When I see my skin without foundation, I see texture. I see freckles and lines and pores — all the things you’d expect to see on a human face. I see it as a part of nature so it’s easy to stay in that lens and see myself as I’d see any other animal.

I’ve stopped wearing regular bras. The pulled up shape and mounds of foam have never felt right to me. If I don’t want to spend the next few decades living with fear of my breasts sagging (and therefore becoming unattractive), I want to work to appreciate and accept the shape that they are, right now. I don’t want to drastically change my shape when I leave the house, as if I’m putting on a mask. I don’t want to be uncomfortable to contort myself to a beauty standard I don’t believe in. I mostly wear bralettes and sports bras, which isn’t the norm with large breasts but is what makes me feel content with my body and comfortable in my everyday life.

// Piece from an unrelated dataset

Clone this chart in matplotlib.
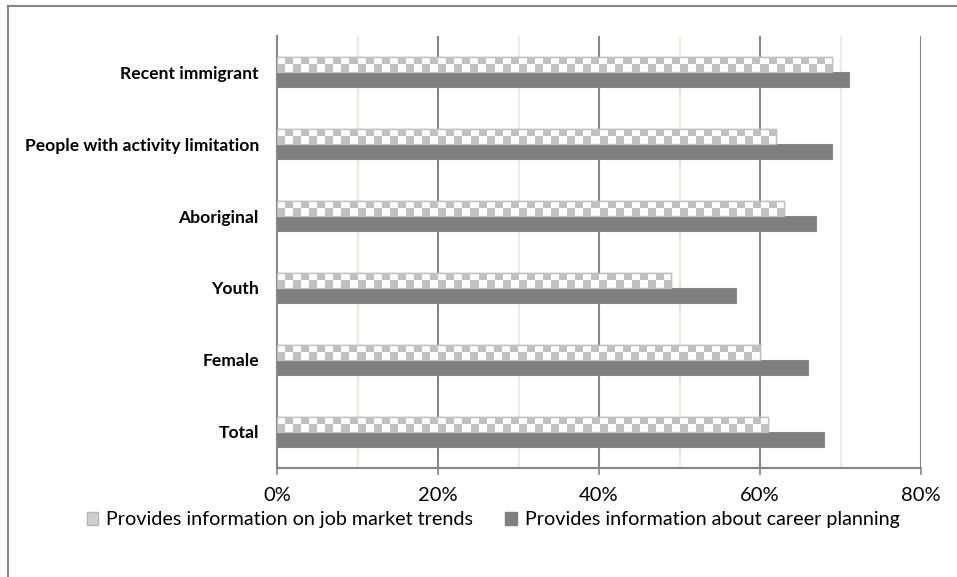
import numpy as np
import matplotlib
matplotlib.use("Agg")
import matplotlib.pyplot as plt
from matplotlib.patches import Patch
from matplotlib.lines import Line2D

categories = ["Recent immigrant", "People with activity limitation", "Aboriginal",
              "Youth", "Female", "Total"]
job_market = [69, 62, 63, 49, 60, 61]
career_planning = [71, 69, 67, 57, 66, 68]
tick_labels = ["0%", "20%", "40%", "60%", "80%"]
series_names = ["Provides information on job market trends",
                "Provides information about career planning"]

plt.rcParams['font.family'] = ['Lato', 'DejaVu Sans']

fig = plt.figure(figsize=(9.57, 5.77), dpi=100)
ax = fig.add_axes([277 / 957, 1 - 468 / 577, (921 - 277) / 957, (468 - 36) / 577])

n = len(categories)
y = np.arange(n)
h = 0.21

# minor gridlines (light) and major gridlines (grey)
for xv in [10, 30, 50, 70]:
    ax.axvline(xv, color="#eeeadc", lw=1.6, zorder=0)
for xv in [20, 40, 60, 80]:
    ax.axvline(xv, color="#868686", lw=1.5, zorder=0)

light_gray = "#c0c0c0"
for yi, v in zip(y, job_market):
    y0, y1 = yi - h, yi
    bar = ax.barh(yi - h / 2, v, height=h, color="white", edgecolor=light_gray,
                  lw=1.0, zorder=2)[0]
    ncol = int(np.ceil(v))
    checker = np.indices((2, ncol)).sum(axis=0) % 2
    img = ax.imshow(checker, cmap=matplotlib.colors.ListedColormap(["white", light_gray]),
                    extent=(0, ncol, y1, y0), aspect="auto", interpolation="nearest",
                    zorder=3)
    img.set_clip_path(bar)
    ax.barh(yi - h / 2, v, height=h, color="none", edgecolor=light_gray, lw=1.0, zorder=4)

ax.barh(y + h / 2, career_planning, height=h, color="#7f7f7f", edgecolor="#8a8a8a",
        lw=0.8, zorder=2)

ax.set_xlim(0, 80)
ax.set_ylim(n - 0.5, -0.5)
ax.set_xticks([0, 20, 40, 60, 80])
ax.set_xticklabels(tick_labels, fontsize=14.5)
ax.set_yticks(y)
ax.set_yticklabels(categories, fontsize=12.6, fontweight="bold")
ax.tick_params(axis="y", length=0, pad=13)
ax.tick_params(axis="x", length=5, color="#868686", width=1.2, pad=9)

for s in ["top", "right"]:
    ax.spines[s].set_visible(False)
for s in ["left", "bottom"]:
    ax.spines[s].set_color("#868686")
    ax.spines[s].set_linewidth(1.5)

handles = [Patch(facecolor="#d0d0d0", edgecolor="#b5b5b5", label=series_names[0]),
           Patch(facecolor="#7f7f7f", edgecolor="#7f7f7f", label=series_names[1])]
fig.legend(handles=handles, loc="center", bbox_to_anchor=(493 / 957, 1 - 520 / 577),
           ncol=2, frameon=False, fontsize=14.2, handlelength=0.6, handleheight=0.6,
           handletextpad=0.4, columnspacing=1.6)

# chart frame
fig.add_artist(Line2D([8 / 957, 1], [1 - 6 / 577, 1 - 6 / 577], color="#868686", lw=1.5))
fig.add_artist(Line2D([8 / 957, 8 / 957], [0, 1 - 6 / 577], color="#868686", lw=1.5))

fig.savefig("out.png", dpi=100)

I want to avoid keeping a makeup or skincare routine. I worked in retail skincare and I’ve been idolizing skincare routines in magazines since I could read. I even grew up to write a few of my own. I have some products I love (Origins Modern Friction and Herbivore Phoenix Oil) but I plan to use them the way an Intuitive Eater uses food — a value neutral personal care object my body needs to run properly. When you are hungry, you should eat. When my skin feels dry, I plan to exfoliate and moisturize. I’ll continue to spray myself down with sunscreen when I leave the house. I’m just not going to go through the religious gestures of canonizing it in a routine, or buy into value-loaded ideas about cleanliness and hygiene and morality. I need to get out now before I start obsessing about aging (another fabricated worry — aging sounds fun. All my idols are old ladies).

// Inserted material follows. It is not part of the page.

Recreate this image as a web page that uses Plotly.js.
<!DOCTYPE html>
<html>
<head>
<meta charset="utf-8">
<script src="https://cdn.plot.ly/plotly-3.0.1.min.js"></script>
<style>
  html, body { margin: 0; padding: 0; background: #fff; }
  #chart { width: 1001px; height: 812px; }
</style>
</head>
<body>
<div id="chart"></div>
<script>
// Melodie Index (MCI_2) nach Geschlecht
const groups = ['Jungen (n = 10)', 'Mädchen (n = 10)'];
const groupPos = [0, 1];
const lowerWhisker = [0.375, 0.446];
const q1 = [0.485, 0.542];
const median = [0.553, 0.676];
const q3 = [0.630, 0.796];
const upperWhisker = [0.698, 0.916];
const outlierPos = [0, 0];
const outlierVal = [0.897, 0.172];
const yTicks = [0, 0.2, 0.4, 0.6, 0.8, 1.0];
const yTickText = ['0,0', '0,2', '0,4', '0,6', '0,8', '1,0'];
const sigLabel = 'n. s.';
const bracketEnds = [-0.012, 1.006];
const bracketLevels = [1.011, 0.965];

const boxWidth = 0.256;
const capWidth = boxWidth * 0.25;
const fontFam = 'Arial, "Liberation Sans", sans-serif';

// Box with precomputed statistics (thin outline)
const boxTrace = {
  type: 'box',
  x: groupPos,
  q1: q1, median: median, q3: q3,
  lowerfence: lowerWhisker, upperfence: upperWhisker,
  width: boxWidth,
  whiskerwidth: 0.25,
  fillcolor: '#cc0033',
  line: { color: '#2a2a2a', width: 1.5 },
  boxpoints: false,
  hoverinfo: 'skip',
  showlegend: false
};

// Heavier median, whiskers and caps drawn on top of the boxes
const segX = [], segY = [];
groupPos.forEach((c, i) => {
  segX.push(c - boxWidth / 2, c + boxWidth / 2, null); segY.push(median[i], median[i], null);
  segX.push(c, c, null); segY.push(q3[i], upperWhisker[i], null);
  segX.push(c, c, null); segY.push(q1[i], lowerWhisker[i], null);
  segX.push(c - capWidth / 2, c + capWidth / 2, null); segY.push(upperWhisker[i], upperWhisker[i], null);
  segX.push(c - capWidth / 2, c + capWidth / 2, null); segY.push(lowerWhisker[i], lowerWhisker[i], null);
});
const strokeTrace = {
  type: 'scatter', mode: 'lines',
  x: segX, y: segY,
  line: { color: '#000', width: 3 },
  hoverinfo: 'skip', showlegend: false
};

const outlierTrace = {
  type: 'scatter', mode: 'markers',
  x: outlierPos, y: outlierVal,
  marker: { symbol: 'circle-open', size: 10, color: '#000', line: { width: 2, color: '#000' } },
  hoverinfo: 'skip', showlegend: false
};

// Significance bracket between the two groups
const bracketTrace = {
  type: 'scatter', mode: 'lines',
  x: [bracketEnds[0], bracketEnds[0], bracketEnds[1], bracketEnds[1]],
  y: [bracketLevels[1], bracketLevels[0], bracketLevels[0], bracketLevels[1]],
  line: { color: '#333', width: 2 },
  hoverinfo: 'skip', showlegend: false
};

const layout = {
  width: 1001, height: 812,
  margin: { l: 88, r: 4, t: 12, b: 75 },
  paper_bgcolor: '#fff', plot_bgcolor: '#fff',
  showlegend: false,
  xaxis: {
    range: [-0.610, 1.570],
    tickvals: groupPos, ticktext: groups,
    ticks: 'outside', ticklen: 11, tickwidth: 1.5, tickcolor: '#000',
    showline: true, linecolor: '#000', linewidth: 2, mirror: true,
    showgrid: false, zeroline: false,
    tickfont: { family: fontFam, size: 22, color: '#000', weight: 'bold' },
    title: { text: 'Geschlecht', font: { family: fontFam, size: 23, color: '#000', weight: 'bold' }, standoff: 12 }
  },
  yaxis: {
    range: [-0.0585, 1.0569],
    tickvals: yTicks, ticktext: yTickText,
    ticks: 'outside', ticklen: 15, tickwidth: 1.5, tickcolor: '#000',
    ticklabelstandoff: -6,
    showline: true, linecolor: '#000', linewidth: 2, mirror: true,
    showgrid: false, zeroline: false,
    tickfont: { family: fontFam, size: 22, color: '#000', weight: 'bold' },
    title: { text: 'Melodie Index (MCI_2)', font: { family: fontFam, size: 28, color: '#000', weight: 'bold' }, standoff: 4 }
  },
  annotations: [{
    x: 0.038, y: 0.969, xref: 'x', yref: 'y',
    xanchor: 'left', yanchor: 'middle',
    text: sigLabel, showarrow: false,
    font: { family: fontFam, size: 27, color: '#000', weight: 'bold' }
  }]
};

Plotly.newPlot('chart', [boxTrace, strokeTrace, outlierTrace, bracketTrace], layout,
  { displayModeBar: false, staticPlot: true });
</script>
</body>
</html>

I want to start new traditions and clean out all the junk ideas about beauty I’ve picked up over the years. I know it’s privileged to be able to let go of the burden of attraction — I have “good” genes as far as skincare goes and no one in my life is going to punish me for not wearing makeup. But I’ve struggled enough with my appearance that I can relate to eye-rolling someone who “gives up” something they didn’t value much to begin with. Makeup isn’t important to me. This isn’t some noble last stand. Just a few steps in a long, long series of steps towards a self that’s maybe a little bit more confident, happy, and self-actualized.

I’ve seen a lot of good things happen by acting as if what I want to be true is already true. Move the body, and the mind follows. When I act confident, people perceive me as confident. When I set boundaries around the language I’m going to use to talk about bodies and appearances, people generally follow suit. When I act as if there is little I need to do in order to be beautiful, I feel as if that’s the truth. I’m not convinced leaning out of working on my appearance is the right things to do for everyone or forever. There is a good Haitian proverb that applies to doing the work of self-discovery: “beyond mountains, there are more mountains”. I don’t know what comes next, but I know the work (whatever it is) is never-ending. This is what feels like the next right thing.